Full speed ahead

Well, what a drama the past week has been! My stomach has been playing up since the 17th of November. Antibiotics haven’t completely resolved my stomach issues. I’m on Day 5 of antibiotics today, and since I’m seeing a new doctor tomorrow, I can’t stop taking them until she finds out what’s going on. I keep getting diarrhoea and intermittent stomach ache. I can eat better than I did two days ago. My problem is I’m not getting my appetite back properly and I eat better sometimes and not so well at other times. I haven’t done a lot of walking either. I’m slowly losing energy.

The other thing that bugs me is the implant in my arm. My periods are returning, so I want the bar removed. I don’t want my periods to come back so I want something done to prevent them from coming back. I will soon start painkillers for each period again so I find it to be a problem. The pill won’t fix it; I want no painkillers every month and no bleeding trouble. I hate dismissive doctors. I know they’re more concerned about their pay packet if they don’t care about my issues I present to them. The doc I saw last week is a bit of a twat, he didn’t even do any tests to see if antibiotics would be the correct treatment or not. He didn’t even try to refer me onto another doctor when I told him I think my periods are returning. And he wants me to die so he can say he’s sorry that I got ill and he wasn’t expecting me to die, while secretly he doesn’t give a fuck! He claims to care and want people to survive, but in reality he’s far from truthful. I even told the wanker that he can’t and won’t help me, and he didn’t really like that because it’s true and he didn’t want to accept it. Well I’ll be honest and say I couldn’t care less about what happens. We’ve all got to die of something at some point. I think suffering is worse than death but there’s too many religious nuts in the world who don’t even recognise cruelty for what it is. Well they can shove their ever-loving sadistic god us their arse. Keep your sadistic religious beliefs to yourself. I want a comfortable life thank you.

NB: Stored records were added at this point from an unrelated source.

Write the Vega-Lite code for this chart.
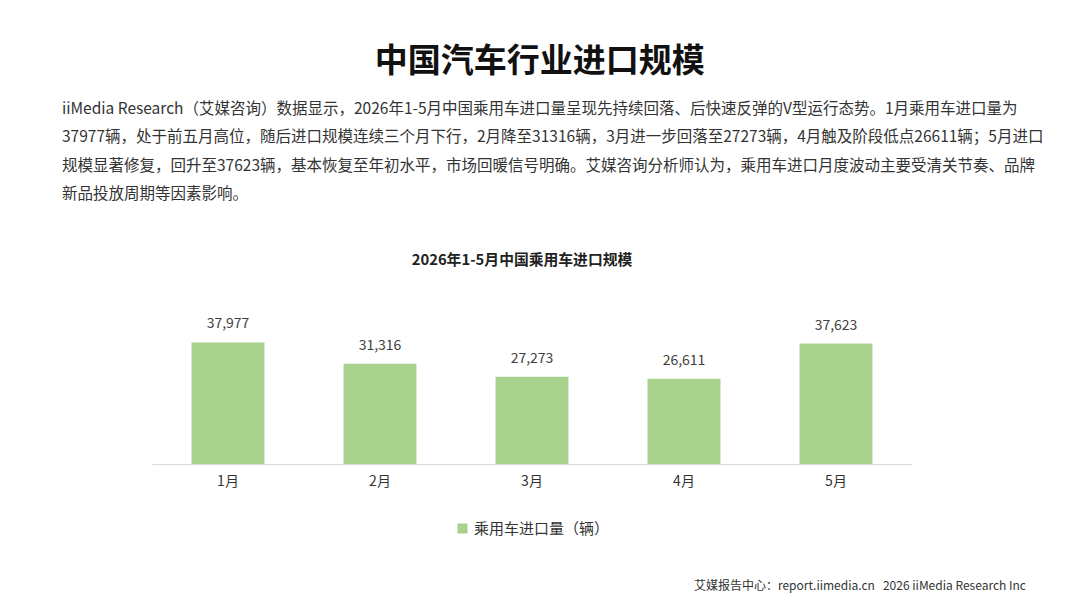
{
  "$schema": "https://vega.github.io/schema/vega-lite/v6.json",
  "background": "#ffffff",
  "padding": {"left": 62, "top": 45, "right": 20, "bottom": 10},
  "config": {
    "font": "Noto Sans CJK SC",
    "view": {"stroke": null},
    "concat": {"spacing": 0}
  },
  "title": {
    "text": "中国汽车行业进口规模",
    "anchor": "middle",
    "dx": -13,
    "fontSize": 33,
    "fontWeight": "bold",
    "color": "#111111",
    "offset": 23
  },
  "resolve": {"legend": {"color": "independent"}},
  "vconcat": [
    {
      "title": {
        "text": [
          "iiMedia Research（艾媒咨询）数据显示，2026年1-5月中国乘用车进口量呈现先持续回落、后快速反弹的V型运行态势。1月乘用车进口量为",
          "37977辆，处于前五月高位，随后进口规模连续三个月下行，2月降至31316辆，3月进一步回落至27273辆，4月触及阶段低点26611辆；5月进口",
          "规模显著修复，回升至37623辆，基本恢复至年初水平，市场回暖信号明确。艾媒咨询分析师认为，乘用车进口月度波动主要受清关节奏、品牌",
          "新品投放周期等因素影响。"
        ],
        "anchor": "start",
        "dx": -90,
        "fontSize": 15.5,
        "fontWeight": "normal",
        "lineHeight": 28.5,
        "color": "#333333",
        "offset": 50
      },
      "resolve": {"legend": {"color": "independent"}},
      "vconcat": [
        {
          "title": {
            "text": "艾媒报告中心：report.iimedia.cn\u00a0\u00a0\u00a02026 iiMedia Research Inc",
            "orient": "bottom",
            "anchor": "end",
            "dx": 114,
            "fontSize": 12,
            "fontWeight": "normal",
            "color": "#333333",
            "offset": 44
          },
          "resolve": {"legend": {"color": "independent"}},
          "vconcat": [
            {
              "title": {
                "text": "2026年1-5月中国乘用车进口规模",
                "anchor": "middle",
                "dx": -10,
                "fontSize": 14.8,
                "fontWeight": "bold",
                "color": "#222222",
                "offset": 50
              },
              "width": 760,
              "height": 128,
              "data": {
                "values": [
                  {"month": "1月", "value": 37977, "series": "乘用车进口量（辆）"},
                  {"month": "2月", "value": 31316, "series": "乘用车进口量（辆）"},
                  {"month": "3月", "value": 27273, "series": "乘用车进口量（辆）"},
                  {"month": "4月", "value": 26611, "series": "乘用车进口量（辆）"},
                  {"month": "5月", "value": 37623, "series": "乘用车进口量（辆）"}
                ]
              },
              "encoding": {
                "x": {
                  "field": "month",
                  "type": "nominal",
                  "sort": null,
                  "scale": {"paddingInner": 0.52, "paddingOuter": 0.26},
                  "axis": {
                    "title": null,
                    "labelAngle": 0,
                    "labelFontSize": 14,
                    "labelColor": "#333333",
                    "labelPadding": 10,
                    "domainColor": "#d9d9d9",
                    "ticks": false
                  }
                },
                "y": {
                  "field": "value",
                  "type": "quantitative",
                  "scale": {"domain": [0, 40000]},
                  "axis": null
                }
              },
              "layer": [
                {
                  "mark": {"type": "bar", "color": "#a9d18e"},
                  "encoding": {
                    "color": {
                      "field": "series",
                      "type": "nominal",
                      "scale": {"range": ["#a9d18e"]},
                      "legend": {
                        "title": null,
                        "orient": "none",
                        "legendX": 303,
                        "legendY": 185,
                        "symbolType": "square",
                        "symbolSize": 100,
                        "symbolStrokeWidth": 0,
                        "labelFontSize": 15,
                        "labelColor": "#333333"
                      }
                    }
                  }
                },
                {
                  "mark": {"type": "text", "dy": -18, "fontSize": 14, "color": "#404040"},
                  "encoding": {
                    "text": {"field": "value", "type": "quantitative", "format": ","}
                  }
                }
              ]
            }
          ]
        }
      ]
    }
  ]
}
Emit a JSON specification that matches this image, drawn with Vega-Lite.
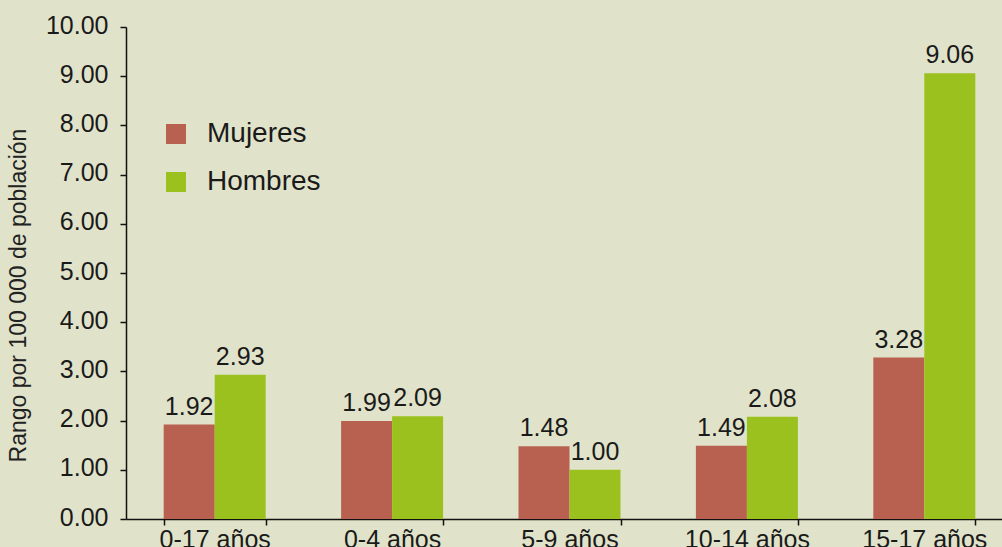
{
  "$schema": "https://vega.github.io/schema/vega-lite/v6.json",
  "autosize": "none",
  "width": 876,
  "height": 492,
  "padding": {"left": 126, "top": 27, "right": 0, "bottom": 28},
  "background": "#e0e3c9",
  "config": {
    "view": {"stroke": null},
    "font": "Liberation Sans",
    "axis": {"labelFont": "Liberation Sans", "titleFont": "Liberation Sans"},
    "legend": {"labelFont": "Liberation Sans"}
  },
  "data": {
    "values": [
      {"grupo": "0-17 años", "sexo": "Mujeres", "valor": 1.92},
      {"grupo": "0-17 años", "sexo": "Hombres", "valor": 2.93},
      {"grupo": "0-4 años", "sexo": "Mujeres", "valor": 1.99},
      {"grupo": "0-4 años", "sexo": "Hombres", "valor": 2.09},
      {"grupo": "5-9 años", "sexo": "Mujeres", "valor": 1.48},
      {"grupo": "5-9 años", "sexo": "Hombres", "valor": 1.00},
      {"grupo": "10-14 años", "sexo": "Mujeres", "valor": 1.49},
      {"grupo": "10-14 años", "sexo": "Hombres", "valor": 2.08},
      {"grupo": "15-17 años", "sexo": "Mujeres", "valor": 3.28},
      {"grupo": "15-17 años", "sexo": "Hombres", "valor": 9.06}
    ]
  },
  "encoding": {
    "x": {
      "field": "grupo",
      "type": "nominal",
      "sort": null,
      "scale": {"range": [0, 887], "paddingInner": 0.425, "paddingOuter": 0.2125},
      "axis": {
        "title": null,
        "labelAngle": 0,
        "labelFontSize": 25,
        "labelColor": "#1a1a1a",
        "labelPadding": 2,
        "tickBand": "extent",
        "tickSize": 6,
        "tickColor": "#111111",
        "tickWidth": 1.5,
        "domainColor": "#111111",
        "domainWidth": 1.5
      }
    },
    "xOffset": {"field": "sexo", "type": "nominal", "sort": ["Mujeres", "Hombres"], "scale": {"paddingInner": 0, "paddingOuter": 0}},
    "y": {
      "field": "valor",
      "type": "quantitative",
      "scale": {"domain": [0, 10], "nice": false},
      "axis": {
        "title": "Rango por 100 000 de población",
        "titleFontSize": 23,
        "titleFontWeight": "normal",
        "titleColor": "#222222",
        "titleAngle": -90,
        "titleX": -108,
        "titleY": 268,
        "titleAlign": "center",
        "titleBaseline": "middle",
        "values": [0, 1, 2, 3, 4, 5, 6, 7, 8, 9, 10],
        "format": ".2f",
        "labelFontSize": 25,
        "labelColor": "#1a1a1a",
        "labelPadding": 12,
        "labelOffset": -2,
        "tickSize": 6,
        "tickColor": "#111111",
        "tickWidth": 1.5,
        "domainColor": "#111111",
        "domainWidth": 1.5,
        "grid": false
      }
    }
  },
  "layer": [
    {
      "mark": {"type": "bar"},
      "encoding": {
        "color": {
          "field": "sexo",
          "type": "nominal",
          "sort": ["Mujeres", "Hombres"],
          "scale": {"domain": ["Mujeres", "Hombres"], "range": ["#b86150", "#9bc11e"]},
          "legend": {
            "title": null,
            "orient": "none",
            "legendX": 36,
            "legendY": 93,
            "symbolType": "square",
            "symbolSize": 400,
            "symbolStrokeWidth": 0,
            "symbolOpacity": 1,
            "labelFontSize": 28,
            "labelColor": "#1a1a1a",
            "labelOffset": 17,
            "rowPadding": 20,
            "padding": 0
          }
        }
      }
    },
    {
      "mark": {"type": "text", "baseline": "alphabetic", "dy": -10, "fontSize": 25, "color": "#1a1a1a"},
      "encoding": {
        "text": {"field": "valor", "type": "quantitative", "format": ".2f"}
      }
    }
  ]
}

For the past week I’ve been making decisions about my future. I can’t see myself surviving many more birthdays, so I’m just going to live to enjoy myself as much as I can. Maybe I’ve just had bad medical care from fake doctors or incompetent doctors most of the time, and maybe if I find a proper doctor, I’ll probably live a long life. But at this time, I’m not seeing much of a future. I know I can’t see and don’t have a life. My life isn’t as good as a sighted person’s life, and with all the help in the world, I still have a pretty crappy life. Support workers are great; they make sure I enjoy myself as much as I can. But if I was fully sighted I’d live better. I’m sure mental illness is just as bad as blindness, so if I had full sight I’d hope not to have mental issues. But since I can’t see, if I die tomorrow the world won’t miss me. Just the typical ‘oh she was a good person’ ritual and the crying and laughing as people grieve. It’s nothing new or special. Everyone has someone who goes to their funeral to put the deceased relative or friend on a pedestal. I’m sure that maybe one or two people will say I had a lot to offer the world, but most people will just notice that a normal person has died and I’ll be forgotten after a week. I don’t have any valuable commitments to keep living for. Hiking is good exercise and hanging out at the library is fantastic! But there’s nothing of high impact that really stands out in my life for people to notice if I die soon. Any comments people make goes right over my head because they just say things to be polite. Life is really good if you can see and don’t have other mental and physical disabilities. I’ll just be as comfortable as I can and whatever happens will be. I at least want to know what I’m living with and how long I’ll suffer for.